Мы еще раз вернемся к этой фразе, а пока лишь отметим, что она действительно допускает толкование И.Я. Фроянова, согласно которому

«собраться на вече – все равно что сойтись на думу, думать, а принять вечевое решение, значит «сдумать»».

В то же время такой подход к определению объема материала, который можно использовать для изучения веча, встречает и довольно серьезные возражения. В частности М.Б. Свердлов полагает, что «Повесть временных лет» сообщает о коллективных решения племен: «съдумавше поляне», «и реша сами в собе», «сдумавше [древляне] со князем своим Маломъ». На этом основании делались предположения о существовании племенных вечевых собраний.
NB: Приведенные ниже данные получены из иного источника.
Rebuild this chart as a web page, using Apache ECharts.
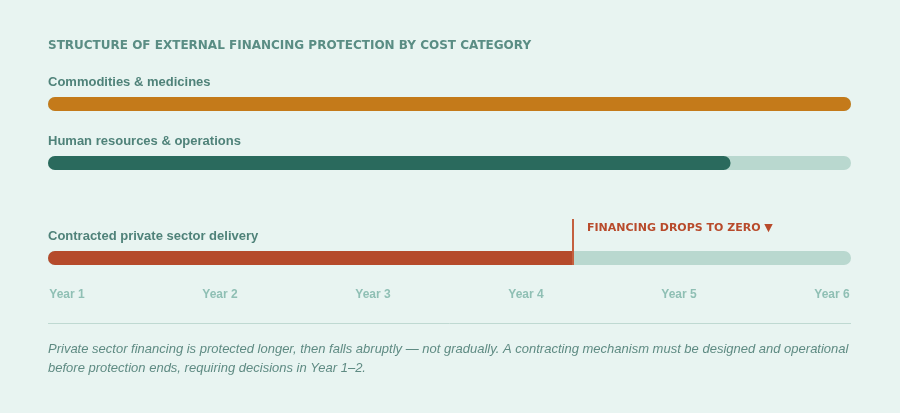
<!DOCTYPE html>
<html>
<head>
<meta charset="utf-8">
<title>Structure of external financing protection</title>
<script src="https://cdn.jsdelivr.net/npm/echarts@6/dist/echarts.min.js"></script>
<style>
  html, body { margin: 0; padding: 0; background: #e8f4f1; }
  #chart { width: 900px; height: 413px; }
</style>
</head>
<body>
<div id="chart"></div>
<script>
// cost categories, top to bottom
var categories = ['Commodities & medicines', 'Human resources & operations', 'Contracted private sector delivery'];
// share of the six-year horizon still protected (%)
var protectedShare = [100, 85, 65.3];
// point where private sector financing drops to zero (% of horizon)
var dropPoint = 65.3;
var yearLabels = ['Year 1', 'Year 2', 'Year 3', 'Year 4', 'Year 5', 'Year 6'];

var titleText = 'STRUCTURE OF EXTERNAL FINANCING PROTECTION BY COST CATEGORY';
var dropText = 'FINANCING DROPS TO ZERO \u25BC';
var noteText = 'Private sector financing is protected longer, then falls abruptly \u2014 not gradually. A contracting mechanism must be designed and operational\nbefore protection ends, requiring decisions in Year 1\u20132.';

var barColors = ['#c47a1a', '#2a6a5d', '#b54a2b'];
var trackColor = '#b9d8cf';
var sans = '"Liberation Sans", Arial, sans-serif';

var chart = echarts.init(document.getElementById('chart'));

// one grid per bar, then one for the marker and one for the year labels
var barTops = [97, 156, 251];
var grids = [], xAxes = [], yAxes = [], series = [];
for (var i = 0; i < categories.length; i++) {
	grids.push({ left: 48, right: 49, top: barTops[i], height: 14 });
	xAxes.push({ type: 'value', gridIndex: i, min: 0, max: 100, show: false });
	yAxes.push({ type: 'category', gridIndex: i, data: [categories[i]], show: false });
	series.push({
		type: 'bar',
		xAxisIndex: i,
		yAxisIndex: i,
		data: [protectedShare[i]],
		barWidth: 14,
		silent: true,
		showBackground: true,
		backgroundStyle: { color: trackColor, borderRadius: 7 },
		itemStyle: {
			color: barColors[i],
			borderRadius: i == 2 ? [7, 0, 0, 7] : 7
		}
	});
}

// marker grid, from the label down to the bottom of the last bar
grids.push({ left: 48, right: 49, top: 219, height: 46 });
xAxes.push({ type: 'value', gridIndex: 3, min: 0, max: 100, show: false });
yAxes.push({ type: 'category', gridIndex: 3, data: ['marker'], show: false });
series.push({
	type: 'scatter',
	xAxisIndex: 3,
	yAxisIndex: 3,
	data: [[dropPoint, 'marker']],
	symbolSize: 0,
	silent: true,
	markLine: {
		silent: true,
		symbol: 'none',
		label: { show: false },
		lineStyle: { color: '#c4603f', width: 2, type: 'solid' },
		data: [{ xAxis: dropPoint }]
	}
});

// year labels spread evenly, first and last centred near the ends
grids.push({ left: 67, right: 68, top: 280, height: 1 });
xAxes.push({
	type: 'category',
	gridIndex: 4,
	data: yearLabels,
	boundaryGap: false,
	axisLine: { show: false },
	axisTick: { show: false },
	splitLine: { show: false },
	axisLabel: {
		margin: 8,
		color: '#8fbfb4',
		fontSize: 12,
		fontWeight: 'bold',
		fontFamily: sans
	}
});
yAxes.push({ type: 'value', gridIndex: 4, show: false });

var option = {
	backgroundColor: '#e8f4f1',
	animation: false,
	title: [
		{
			text: titleText, left: 48, top: 40, padding: 0,
			textStyle: { fontSize: 12, fontWeight: 'bold', color: '#5a8d84', fontFamily: '"DejaVu Sans", sans-serif' }
		},
		{
			text: categories[0], left: 48, top: 76, padding: 0,
			textStyle: { fontSize: 13, fontWeight: 'bold', color: '#4f8279', fontFamily: sans }
		},
		{
			text: categories[1], left: 48, top: 135, padding: 0,
			textStyle: { fontSize: 13, fontWeight: 'bold', color: '#4f8279', fontFamily: sans }
		},
		{
			text: categories[2], left: 48, top: 230, padding: 0,
			textStyle: { fontSize: 13, fontWeight: 'bold', color: '#4f8279', fontFamily: sans }
		},
		{
			text: dropText, left: 587, top: 223, padding: 0,
			textStyle: { fontSize: 11, fontWeight: 'bold', color: '#b84a2b', fontFamily: '"DejaVu Sans", sans-serif' }
		},
		{
			text: noteText, left: 48, top: 339.5, padding: 0,
			textStyle: { fontSize: 13, fontStyle: 'italic', fontWeight: 'normal', color: '#5f8b83', fontFamily: sans, lineHeight: 19.5 }
		}
	],
	graphic: [
		{
			type: 'line',
			silent: true,
			shape: { x1: 48, y1: 323.5, x2: 851, y2: 323.5 },
			style: { stroke: '#bfd9d2', lineWidth: 1 }
		}
	],
	grid: grids,
	xAxis: xAxes,
	yAxis: yAxes,
	series: series
};

chart.setOption(option);
</script>
</body>
</html>
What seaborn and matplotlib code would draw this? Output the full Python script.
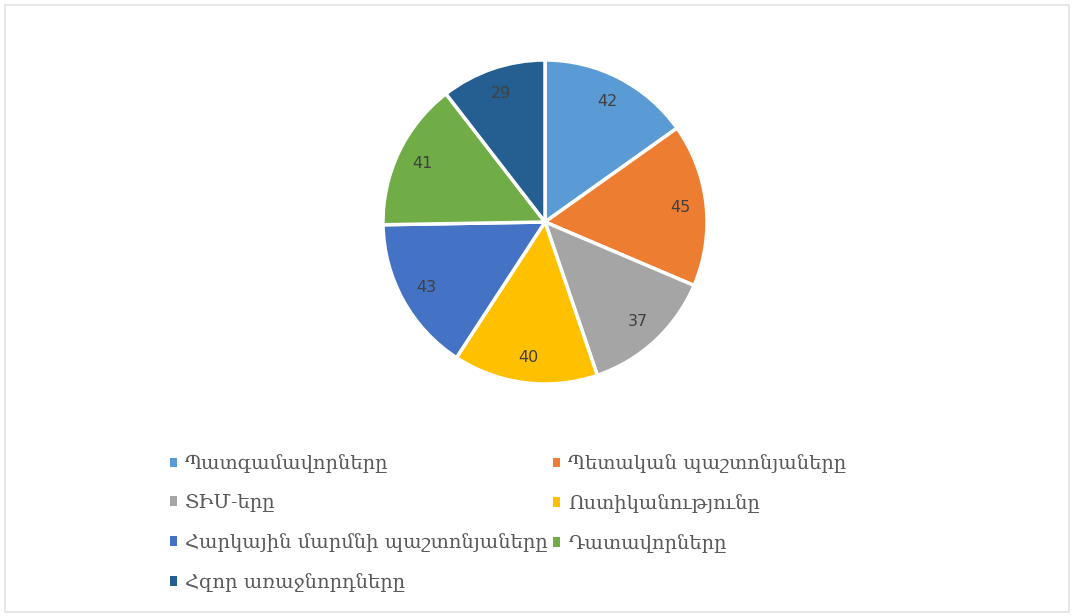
import matplotlib
matplotlib.use("Agg")
import matplotlib.pyplot as plt
import seaborn as sns
from matplotlib.patches import Rectangle, Patch

sns.set_theme(style="white")
plt.rcParams["font.family"] = ["DejaVu Sans"]

categories = [
    "Պատգամավորները",
    "Պետական պաշտոնյաները",
    "ՏԻՄ-երը",
    "Ոստիկանությունը",
    "Հարկային մարմնի պաշտոնյաները",
    "Դատավորները",
    "Հզոր առաջնորդները",
]
values = [42, 45, 37, 40, 43, 41, 29]
colors = ["#5B9BD5", "#ED7D31", "#A5A5A5", "#FFC000", "#4472C4", "#70AD47", "#255E91"]

W, H = 1074, 616
fig = plt.figure(figsize=(W / 100, H / 100), dpi=100)
fig.patch.set_facecolor("white")

# thin chart-area frame
fig.add_artist(Rectangle((5 / W, 4 / H), 1064 / W, 607 / H, transform=fig.transFigure,
                         fill=False, edgecolor="#e3e3e3", linewidth=1.2))

# pie axes: center (545, 222), radius ~162 px
r = 162
ax = fig.add_axes([(545 - r) / W, 1 - (222 + r) / H, 2 * r / W, 2 * r / H])
total = sum(values)
wedges, texts, autotexts = ax.pie(
    values,
    colors=colors,
    startangle=90,
    counterclock=False,
    wedgeprops=dict(edgecolor="white", linewidth=2.5),
    autopct=lambda p: f"{round(p * total / 100)}",
    pctdistance=0.84,
    textprops=dict(color="#404040", fontsize=11.5),
)
ax.set_aspect("equal")
ax.set_xlim(-1, 1)
ax.set_ylim(-1, 1)
ax.axis("off")

# legend in two columns, filled row by row
order = [0, 2, 4, 6, 1, 3, 5]
handles = [Patch(facecolor=colors[i], edgecolor="none") for i in order]
labels = [categories[i] for i in order]
fig.legend(
    handles, labels,
    ncol=2,
    loc="upper left",
    bbox_to_anchor=(152 / W, 1 - 437 / H),
    frameon=False,
    prop=dict(family="DejaVu Serif", size=14),
    handlelength=0.4,
    handleheight=0.4,
    handletextpad=0.4,
    labelspacing=1.07,
    columnspacing=0.25,
    labelcolor="#595959",
)

fig.savefig("out.png", dpi=100, facecolor="white")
Однако эти сведения слишком общи, чтобы определить, как решались вопросы – на племенных собраниях или избранными лицами-князьями и знатью. В летописи в аналогичной форме сообщается «реша козари», «почаша греци мира просити», хотя в IX–X вв. хазарский каганат и византийская империя были государствами, где политические вопросы решались не народным собранием, а монархами и их приближенными. Следовательно, известия летописи еще не свидетельствуют о племенных собраниях в племенных княжениях и тем более племенных союзах, территориальные размеры которых делали такие собрания невозможными, ограничивая число участников лишь отдельными представителями, вероятно племенной знатью».[16]